In this course, students work in groups to collaborate with NGOs, government agencies, or businesses on agri-food projects. Through these projects and a series of modules, students build knowledge and competencies in business development, communication, social innovation, project  management and entrepreneurship. 

It is delivered in four parts:

  • Part 1—Students participate in a two-day workshop that provides an introduction to the program and expected learning outcomes and establishes expectations. 
  • Part 2—Students undertake an eight-month group challenge project in interdisciplinary teams of four or five, working with an external partner on a project related to food security and/or agriculture.
  • Part 3—This phase focuses on mentorship and skills development. Students meet with the course coordinators to update them on progress and to enable skills development around media training, project management, design thinking and conflict resolution. In some instances, these skills are cultivated through direct engagement with industry partners on site.
  • Part 4—Students present their final work and reflect on the year.

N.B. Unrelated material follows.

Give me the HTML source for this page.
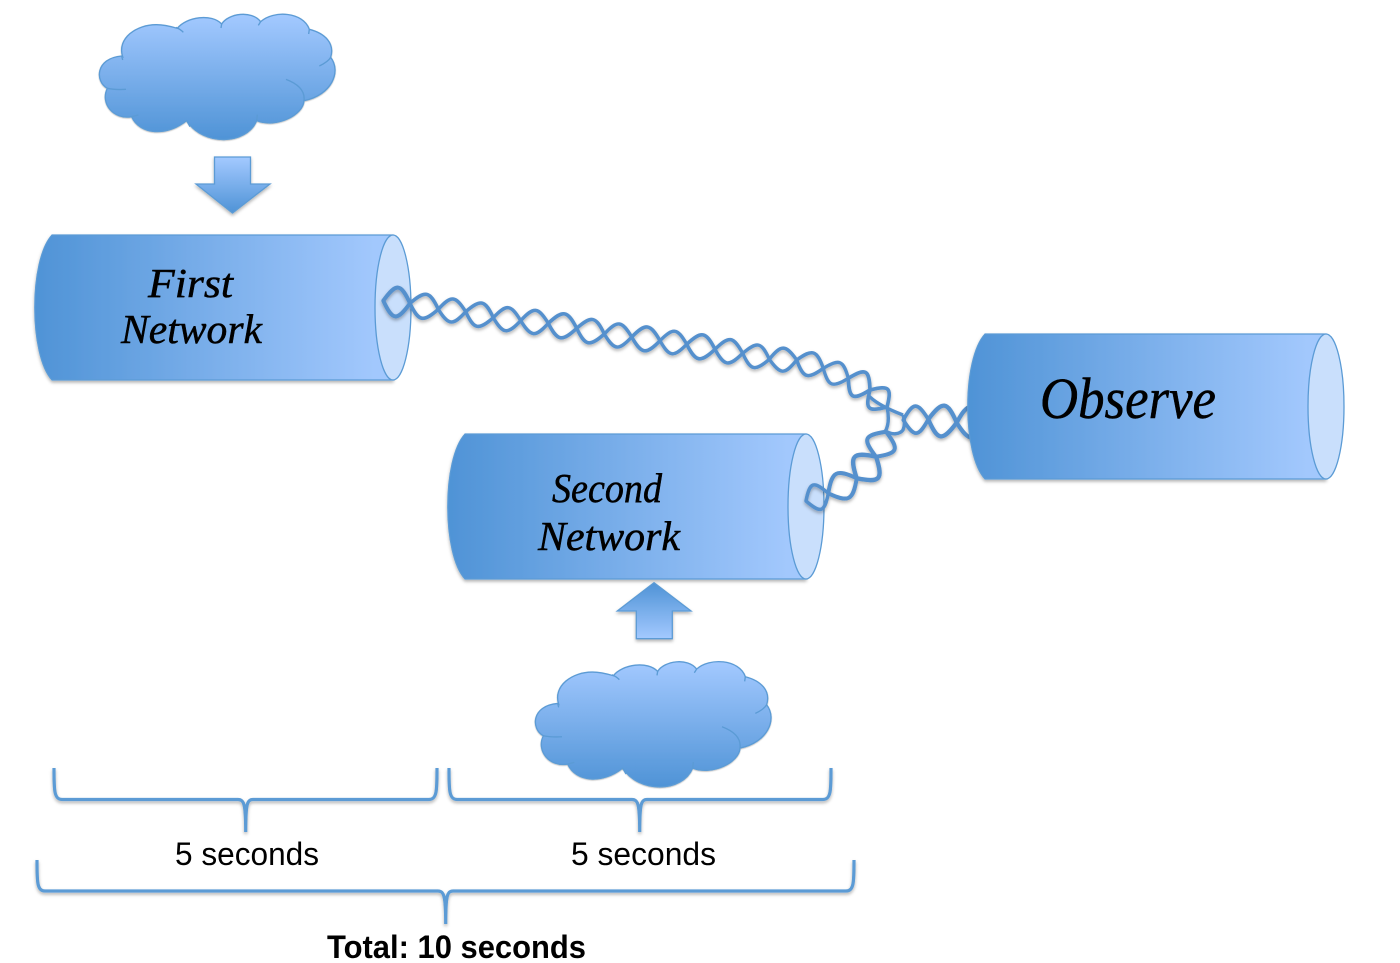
<!DOCTYPE html>
<html lang="en">
<head>
<meta charset="utf-8">
<title>Network diagram</title>
<style>
html,body{margin:0;padding:0;background:#fff;width:1400px;height:963px;overflow:hidden}
svg{display:block}
.ch{font-family:"Liberation Serif",serif;font-style:italic;fill:#000;stroke:#000;stroke-width:.5px}
.sa{font-family:"Liberation Sans",sans-serif;fill:#000}
</style>
</head>
<body>
<svg xmlns="http://www.w3.org/2000/svg" width="1400" height="963" viewBox="0 0 1400 963">
<defs>
<linearGradient id="h" x1="0" y1="0" x2="1" y2="0"><stop offset="0" stop-color="#4f93d6"/><stop offset=".95" stop-color="#a2c8fd"/></linearGradient>
<linearGradient id="v" x1="0" y1="0" x2="0" y2="1"><stop offset="0" stop-color="#a3c9ff"/><stop offset="1" stop-color="#4f93d6"/></linearGradient>
<linearGradient id="u" x1="0" y1="0" x2="0" y2="1"><stop offset="0" stop-color="#4f93d6"/><stop offset="1" stop-color="#a3c9ff"/></linearGradient>
<filter id="s" x="-10%" y="-10%" width="120%" height="125%"><feDropShadow dx="0" dy="2" stdDeviation="1.5" flood-color="#000" flood-opacity=".3"/></filter>
<path id="e" d="M0,0C.42,-.56 .58,-.56 1,0C.58,.56 .42,.56 0,0Z" fill="none" stroke="#5590cd" stroke-width=".125" stroke-linejoin="round"/>
<path id="f" d="M0,0C.42,-.72 .58,-.72 1,0C.58,.72 .42,.72 0,0Z" fill="none" stroke="#5590cd" stroke-width=".15" stroke-linejoin="round"/>
<g id="cyl">
<path d="M52,235H393V380H52C29,355 29,260 52,235Z" fill="url(#h)" stroke="#5b9bd5" stroke-width="1.2" filter="url(#s)"/>
<ellipse cx="393" cy="307.5" rx="18" ry="72.5" fill="#c9dffc" stroke="#5b9bd5" stroke-width="1.3"/>
</g>
<g id="cloud">
<path transform="scale(.33333)" d="M308,170C290,115 350,73 410,74C435,74 455,80 472,85C500,50 575,40 605,72C625,40 695,30 722,65C760,30 850,35 868,88C915,100 945,130 932,172C965,215 935,285 852,302C850,345 770,385 710,362C680,435 550,440 500,362C440,410 360,405 335,350C280,360 240,310 262,265C225,245 225,175 305,168Z" fill="url(#v)" stroke="#5b9bd5" stroke-width="4" filter="url(#s)"/>
<path transform="scale(.33333)" d="M468,82Q482,88 490,97M605,72L603,84M722,65L715,76M868,88L866,102M932,172Q925,185 898,198M852,302C856,270 830,250 798,238M710,362L712,344M500,362L510,380M335,350L355,345M262,265Q285,270 318,268M305,168L308,180" fill="none" stroke="#5b9bd5" stroke-width="4"/>
</g>
</defs>

<use href="#cloud" x="20" y="0"/>
<path d="M214.5,157H250.5V184H270L232.5,213L196,184H214.5Z" fill="url(#v)" stroke="#5b9bd5" stroke-width="1.3" filter="url(#s)"/>

<use href="#cyl"/>
<use href="#cyl" transform="translate(413 199)"/>

<g filter="url(#s)">
<use href="#f" transform="matrix(26.7,2.6,-2.6,26.7,383.3,300.7)"/>
<use href="#e" transform="matrix(28.3,6,-6,28.3,410,303.3)"/>
<use href="#e" transform="matrix(27.4,2.4,-2.4,27.4,438.3,309.3)"/>
<use href="#e" transform="matrix(27.6,6,-6,27.6,465.7,311.7)"/>
<use href="#e" transform="matrix(27.4,3,-3,27.4,493.3,317.7)"/>
<use href="#e" transform="matrix(27.6,2.6,-2.6,27.6,520.7,320.7)"/>
<use href="#e" transform="matrix(28.4,5,-5,28.4,548.3,323.3)"/>
<use href="#e" transform="matrix(27.6,5.7,-5.7,27.6,576.7,328.3)"/>
<use href="#e" transform="matrix(27.4,3,-3,27.4,604.3,334)"/>
<use href="#e" transform="matrix(28.3,3.7,-3.7,28.3,631.7,337)"/>
<use href="#e" transform="matrix(26.7,3.6,-3.6,26.7,660,340.7)"/>
<use href="#e" transform="matrix(28.3,5,-5,28.3,686.7,344.3)"/>
<use href="#e" transform="matrix(27.7,4,-4,27.7,715,349.3)"/>
<use href="#e" transform="matrix(26.6,6,-6,26.6,742.7,353.3)"/>
<use href="#e" transform="matrix(27.4,.7,-.7,27.4,769.3,359.3)"/>
<use href="#e" transform="matrix(26.6,8.3,-8.3,26.6,796.7,360)"/>
<use href="#e" transform="matrix(25,10,-10,25,823.3,368.3)"/>
<use href="#f" transform="matrix(21.7,11.7,-11.7,21.7,848.3,378.3)"/>
<use href="#f" transform="matrix(17,17,-17,17,870,390)"/>
<path d="M887,407C889,416 889,425 885,432M868,395C875,403 890,410 903,415" fill="none" stroke="#5590cd" stroke-width="3.4"/>

<use href="#f" transform="matrix(22.3,-7.7,7.7,22.3,806,501)"/>
<use href="#e" transform="matrix(28.4,-15,15,28.4,828.3,493.3)"/>
<use href="#f" transform="matrix(19.3,-21.7,21.7,19.3,856.7,478.3)"/>
<use href="#f" transform="matrix(10,-25,25,10,876,456.7)"/>
<path d="M884,430C892,436 900,434 903,430C905,425 905,420 903,415" fill="none" stroke="#5590cd" stroke-width="3.4"/>

<use href="#f" transform="matrix(25,-.7,.7,25,903.3,420)"/>
<use href="#f" transform="matrix(28.4,3.4,-3.4,28.4,928.3,419.3)"/>
<use href="#f" transform="matrix(28,-1,1,28,956.7,422.7)"/>
</g>

<use href="#cyl" transform="translate(933 99)"/>

<text class="ch" x="148" y="297" font-size="41" textLength="85" lengthAdjust="spacingAndGlyphs">First</text>
<text class="ch" x="121" y="343" font-size="41" textLength="141" lengthAdjust="spacingAndGlyphs">Network</text>
<text class="ch" x="552" y="502" font-size="41" textLength="110" lengthAdjust="spacingAndGlyphs">Second</text>
<text class="ch" x="538" y="550" font-size="41" textLength="142" lengthAdjust="spacingAndGlyphs">Network</text>
<text class="ch" x="1040" y="418" font-size="58" textLength="176" lengthAdjust="spacingAndGlyphs">Observe</text>

<path d="M654,582.7L691,611H672.3V638.7H636.3V611H617.3Z" fill="url(#u)" stroke="#5b9bd5" stroke-width="1.3" filter="url(#s)"/>
<use href="#cloud" x="456" y="647.4"/>

<g fill="none" stroke="#5b9bd5" stroke-width="3.2" filter="url(#s)">
<path d="M54,768C54,790 54,799.5 62,799.5H238C244,799.5 245.7,804 245.7,832C245.7,804 247,799.5 253,799.5H429C437,799.5 437,790 437,768"/>
<path d="M449,768C449,790 449,799.5 457,799.5H632C638,799.5 639.7,804 639.7,832C639.7,804 641,799.5 647,799.5H823C831,799.5 831,790 831,768"/>
<path d="M37,860C37,882 37,891 45,891H438C444,891 445.7,896 445.7,924C445.7,896 447,891 453,891H846C854,891 854,882 854,860"/>
</g>

<text class="sa" x="175" y="865" font-size="32" textLength="144" lengthAdjust="spacingAndGlyphs">5 seconds</text>
<text class="sa" x="571" y="865" font-size="32" textLength="145" lengthAdjust="spacingAndGlyphs">5 seconds</text>
<text class="sa" x="327" y="958" font-size="32" font-weight="bold" textLength="259" lengthAdjust="spacingAndGlyphs">Total: 10 seconds</text>
</svg>
</body>
</html>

In 2019/2020, 26 students engaged in a total of six projects with NGOs, private start-up companies and larger industry organizations. These included developing an inventory of criteria for circular food businesses, testing the feasibility of a food waste reduction toolkit for families and mapping food waste streams in Guelph-Wellington. Each year, the University of Guelph’s Arrell Food Institute invites local partners to provide a proposal for a student project that aligns with the course objectives and is scoped to fully address the students’ needs and learning outcomes. Proposals for group projects are accepted on an ongoing basis, and more information can be found at

Challenges and lessons learned

Anticipating industry needs: College programs are intended to meet industry needs. Conestoga’s biggest challenge, therefore, is developing a curriculum to train students for tech-enabled circular food economy jobs that don’t yet exist. Nor do we have examples elsewhere that we can adapt. To our knowledge, this will be the first program of its kind in the world. The only circular economy courses ;we’ve found are standalone courses aimed at senior managers and leaders. They don’t lead to credentials, and they focus on the circular economy in general, not specifically on food.

To address these challenges, we’ve consulted extensively with food industry experts to get input on courses and topics, and we’ve established a program advisory committee made up of potential employers.